Scary Parents

Halloween normally conjures up thoughts of ghouls, goblins, the afterlife, and phobias. The holiday itself is pretty simple: the dressing up, the trick-or-treating, the scaring people, etc. But the underlying metaphors of the deceased seeking vengeance or just acknowledgement, and bringing to light the things in life we most fear, are quite complex albeit common thoughts.  However, watching a movie marathon the other night (of course, me and movies, right?), which included The Addams Family and The Addams Family Values, had me linking this Spooktacular celebration to an area of my life I never thought it would intersect: parenting.

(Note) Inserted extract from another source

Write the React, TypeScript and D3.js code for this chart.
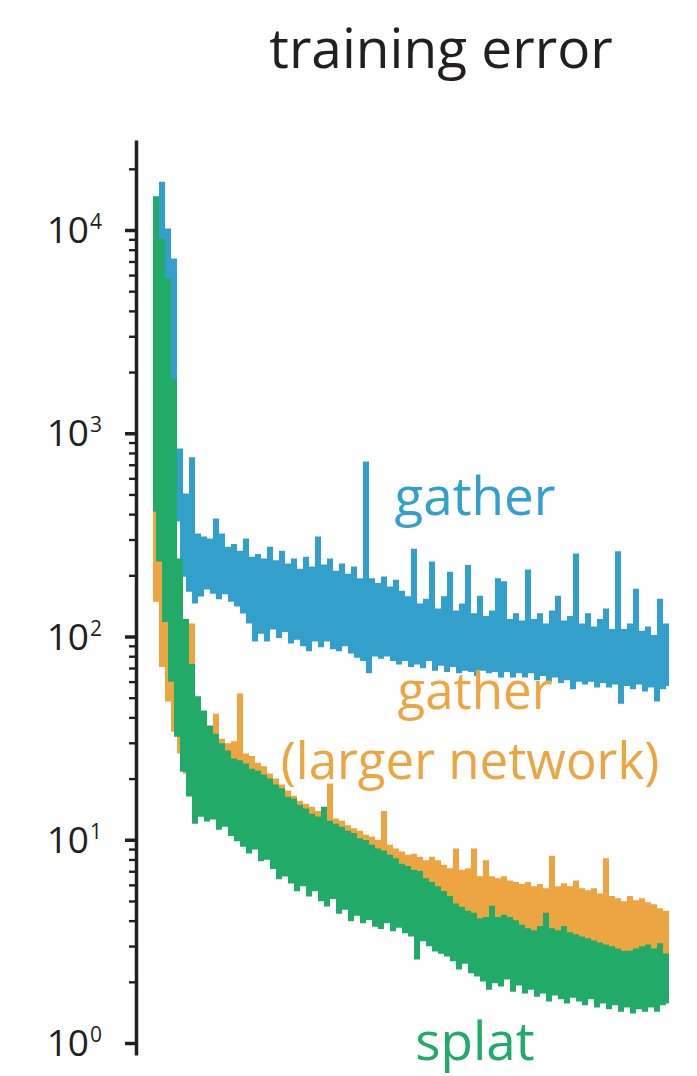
import React, { useEffect, useRef } from 'react';
import * as d3 from 'd3';

const gather = [
  589, 8900, 1460, 17000, 1820, 10000, 926, 7120, 374, 827, 200, 497, 169,
  750, 148, 316, 160, 305, 173, 298, 165, 374, 155, 316, 164, 272,
  151, 280, 143, 260, 132, 298, 118, 243, 96, 250, 105, 238, 96,
  272, 110, 233, 100, 260, 107, 225, 94, 238, 98, 212, 91, 243,
  86, 217, 96, 305, 90, 222, 96, 238, 88, 207, 86, 225, 91,
  200, 84, 217, 80, 190, 77, 714, 67, 190, 81, 180, 79, 194,
  81, 173, 77, 187, 74, 165, 77, 155, 72, 266, 74, 143, 71,
  151, 77, 230, 69, 135, 73, 155, 68, 205, 72, 132, 67, 143,
  69, 221, 68, 128, 65, 156, 69, 124, 67, 132, 68, 190, 64,
  184, 68, 120, 64, 128, 67, 118, 64, 210, 67, 120, 62, 128,
  65, 114, 61, 132, 64, 156, 60, 118, 62, 124, 56, 252, 61,
  114, 59, 128, 61, 110, 57, 120, 60, 135, 57, 107, 59, 258,
  47.5, 107, 58, 114, 56, 169, 59, 105, 54.5, 110, 57, 100, 48.7,
  151, 56, 114, 58,
];

const gatherLarge = [
  3220, 151, 374, 72, 212, 48.7, 120, 34.6, 76.5, 27, 54.5, 21.5, 46,
  114, 17.6, 38, 16.6, 34.6, 16, 32.7, 15.7, 41, 14.8, 30.9, 14.3, 29.3,
  13.6, 30, 13.2, 51.5, 12.5, 26.1, 11.8, 25.4, 11.4, 23.5, 10.6, 22.6, 10.2,
  20.8, 9.8, 19.7, 9.1, 18.4, 8.7, 17.2, 8.3, 16.2, 7.97, 15.3, 7.6, 14.8,
  7.4, 14.3, 7.12, 13.6, 6.8, 13.2, 6.6, 18.6, 6.36, 12.5, 6.1, 12.2, 5.95,
  11.6, 5.67, 11.2, 5.55, 10.9, 5.35, 10.4, 5.2, 10.2, 5.07, 9.8, 4.84, 13.6,
  4.73, 9.3, 4.6, 8.9, 4.52, 8.6, 4.4, 8.3, 4.3, 8.4, 4.1, 8.1, 4.04,
  7.8, 3.95, 8.1, 3.85, 7.8, 3.75, 7.4, 3.7, 7.12, 3.61, 8.9, 3.53, 7.0,
  3.45, 7.12, 3.37, 8.9, 3.29, 6.5, 3.22, 7.8, 3.14, 6.5, 3.07, 6.36, 3.0,
  6.5, 2.94, 6.2, 2.87, 6.1, 2.8, 5.95, 2.77, 6.1, 2.71, 5.8, 2.68, 5.95,
  2.62, 5.67, 2.62, 8.2, 2.57, 5.8, 2.57, 6.0, 2.5, 5.8, 2.5, 6.2, 2.45,
  5.67, 2.45, 5.55, 2.4, 5.67, 2.4, 5.35, 2.34, 7.97, 2.34, 5.2, 2.29, 5.07,
  2.29, 4.9, 2.24, 5.2, 2.24, 4.95, 2.19, 5.07, 2.19, 4.84, 2.13, 4.73, 2.13,
  4.52, 2.09, 4.4, 2.16,
];

const splat = [
  419, 14400, 238, 8900, 120, 5680, 61, 1820, 32.7, 238, 22, 120, 16.6,
  72, 12.2, 50, 13.2, 42.5, 12.5, 35.9, 12.8, 32.7, 11.4, 29.3, 11.8, 27,
  10.6, 24.7, 10, 24.2, 9.4, 23.3, 8.7, 22, 9.1, 21.5, 7.97, 20.6, 8.1,
  19.7, 7.3, 18.4, 6.5, 17.6, 6.7, 16, 6.2, 15.7, 5.67, 14.6, 6.0, 14,
  5.35, 13.2, 5.67, 12.8, 5.07, 14.3, 4.78, 12.2, 5.2, 11.8, 4.4, 11.4, 4.6,
  10.9, 4.04, 10.6, 4.3, 10, 3.95, 9.8, 4.1, 9.3, 3.8, 8.9, 3.7, 8.7,
  3.95, 8.3, 3.61, 7.97, 3.75, 7.5, 3.53, 7.3, 3.4, 7.0, 2.62, 6.9, 3.22,
  6.36, 3.04, 6.1, 2.87, 5.8, 2.8, 5.5, 2.71, 5.2, 2.57, 4.78, 2.34, 4.6,
  2.5, 4.4, 2.24, 4.3, 2.16, 4.04, 2.04, 4.1, 1.86, 4.65, 2.0, 4.1, 1.93,
  4.2, 2.09, 4.1, 1.82, 3.95, 1.95, 3.75, 1.78, 3.61, 1.86, 3.53, 1.72, 3.7,
  1.78, 4.3, 1.63, 3.61, 1.74, 3.53, 1.67, 3.7, 1.59, 3.45, 1.7, 3.37, 1.63,
  3.29, 1.56, 3.22, 1.67, 3.14, 1.52, 3.07, 1.59, 3.0, 1.49, 2.94, 1.56, 2.87,
  1.45, 2.8, 1.52, 2.8, 1.42, 2.87, 1.49, 2.94, 1.45, 3.0, 1.52, 2.87, 1.45,
  3.04, 1.56, 2.71, 1.59,
];

const majorTicks = [1, 10, 100, 1000, 10000];
const tickExponents = ['0', '1', '2', '3', '4'];
const minorTicks = [2, 3, 4, 5, 6, 7, 8, 9].flatMap(m => [1, 10, 100, 1000].map(p => m * p)).concat([20000]);

const BLUE = '#339fcb';
const ORANGE = '#eca541';
const GREEN = '#22aa69';
const INK = '#231f20';
const FONT = '"Open Sans", "Noto Sans", sans-serif';

const W = 697;
const H = 1076;

export default function App() {
  const axisRef = useRef<SVGGElement>(null);

  const y = d3.scaleLog().domain([0.873, 27720]).range([1055, 140]);
  const xFor = (n: number) => d3.scaleLinear().domain([0, n - 1]).range([153, 669]);

  // dense noisy curve: step segments so the peaks/troughs fill into a band
  const pathOf = (vals: number[]) => {
    const x = xFor(vals.length);
    return d3.line<number>()
      .x((_, i) => x(i))
      .y(d => y(d))
      .curve(d3.curveStep)(vals) || '';
  };

  useEffect(() => {
    const g = d3.select(axisRef.current);
    g.selectAll('*').remove();

    const major = g.append('g').attr('transform', 'translate(136,0)')
      .call(d3.axisLeft(y).tickValues(majorTicks).tickSize(11).tickSizeOuter(0).tickFormat(() => ''));
    major.select('.domain').attr('stroke', INK).attr('stroke-width', 3.5);
    major.selectAll('.tick line').attr('stroke', INK).attr('stroke-width', 3.5);

    const minor = g.append('g').attr('transform', 'translate(136,0)')
      .call(d3.axisLeft(y).tickValues(minorTicks).tickSize(7).tickSizeOuter(0).tickFormat(() => ''));
    minor.select('.domain').remove();
    minor.selectAll('.tick line').attr('stroke', INK).attr('stroke-width', 2.4);
  }, []);

  const lineStyle = { fill: 'none', strokeWidth: 3, strokeLinejoin: 'miter' as const };

  return (
    <svg width={W} height={H} style={{ position: 'absolute', left: 0, top: 0, background: '#fff' }}
      fontFamily={FONT}>
      <text x={441} y={68} textAnchor="middle" fontSize={55} fill={INK}>training error</text>

      <g ref={axisRef} />

      {majorTicks.map((v, i) => (
        <g key={v}>
          <text x={89} y={y(v) + 13} textAnchor="end" fontSize={37} fill={INK}>10</text>
          <text x={90} y={y(v) - 1} fontSize={21} fill={INK}>{tickExponents[i]}</text>
        </g>
      ))}

      <path d={pathOf(gather)} stroke={BLUE} {...lineStyle} />
      <path d={pathOf(gatherLarge)} stroke={ORANGE} {...lineStyle} />
      <path d={pathOf(splat)} stroke={GREEN} {...lineStyle} />

      <g textAnchor="middle">
        <text x={475} y={515} fontSize={53} fill={BLUE}>gather</text>
        <text x={475} y={709} fontSize={51} fill={ORANGE}>gather</text>
        <text x={470} y={779} fontSize={51} fill={ORANGE}>(larger network)</text>
        <text x={475} y={1060} fontSize={53} fill={GREEN}>splat</text>
      </g>
    </svg>
  );
}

Yes, this Halloween season I’ve been thinking about parenting. More specifically how I believe that Gomez and Morticia Addams might just possibly be the ultimate parents. Okay, I know, but hear me out, hear me out.  Seriously, from the movies and the early t.v. show (which was amazing by the way), there is a good argument here.

gomez and morticia retro

They never shout at their kids. They never force them to be who they’re not. They’re always supportive, constantly giving Wednesday and Pugsley encouragement, and regularly back them up on their ideas no matter how crazy they may seem. If anyone speaks out against either child, these devoted parents immediately jump to their defense while also checking to make sure the kids didn’t, in fact, do some horrible good deed. They put up with the explosions from well-timed dynamite, the science experiments that set the house ablaze, and foster a love for animals by allowing the odd pet or two such as an alligator, octopus, a lively bear (rug), and a poisonous spider, just to name a few. In fact Gomez and Morticia actively encourage Wednesday and Pugsley’s individual hobbies and eccentric creative interests. They deal calmly with the sibling rivalry that often involves medieval weaponry and amazingly complex booby traps. And like all parents, they wonder if they’re “doing it right.”

morticia retro

In case you don’t remember, in The Addams Family Values, Gomez and Morticia send their kids to a summer camp because they are persuaded by external forces that it’s best for the kids. Of course, it’s a terrible idea and they never would have sent them to a place that didn’t appreciate their umm…individuality… if they hadn’t had a seed of doubt about their parenting skills planted in their heads by the nefarious villain of the flick. So here they are worried, like all conscientious parents would be, just trying to do the right thing by their kids to make sure they grow up properly.

morticia and gomez current

Also, in that movie they showed their vast reservoir for acceptance in the face of diversity. Or at least Morticia did. When their baby is “ill” and turns blonde (gasp!) and “normal” (in the All-American, Stepford, take-you-home-to-meet-the-parents sort of way), Morticia reads him The Cat in the Hat. Mind you, she doesn’t want to. She’s dreadfully sad that all of the characters live at the end. It’s rather obvious that she’d be more comfortable reciting Dante’s Inferno, something from The Brothers Grimm, or perhaps a few chapters from Faust, but instead of trying to force her own personal affinities onto this changeling in her arms, she instead recognizes what he needs and sucks it up with a little Dr. Seuss.

morticia gif

Empathy, love, acceptance, and support. These are the pillars of the Addams parents. I mean, honestly, can you think of a better pair of parental role models?

15 thoughts on “Scary Parents

  1. I agree with you 100% without a single sarcastic or snarky thought. Gomez and Morticia were everything you say they were – supportive, accepting, encouraging, and loving. The humor in the shows came from the activities of the family being diametrically opposed to the “normal” American family of the late 20th Century, but the basis on which their family worked was just like the ones headed by Ward and June Cleaver on the one hand and Andy Griffith on the other.

  2. I remember watching both the Addams Family and The Munsters back in the 1960s. I seem to recall that I preferred The Munsters, because the parents were less like mine than the the parents in the Addams Family. I don’t mean in a creepy way, but in how they related to the children and and embraced diversity.

    • I thought the Munsters were funny…especially how the dad, Herman, was usually getting in silly trouble of some sort. I did like how they were always accepting of Marilyn even though she was the “black sheep” of the family.

  3. The Addams family were sort of similar to The Beverly Hillbillies in that all members existed in a select microcosmic bubble their whole lives, and as such, view their idiosyncratic lifestyles as that of “being the norm” and assume the rest of the world’s on “the same page” with them.
    Which is why there’s always that disconnect between them and the average person.
    And also why they always get confused when others respond to them and their ways adversely.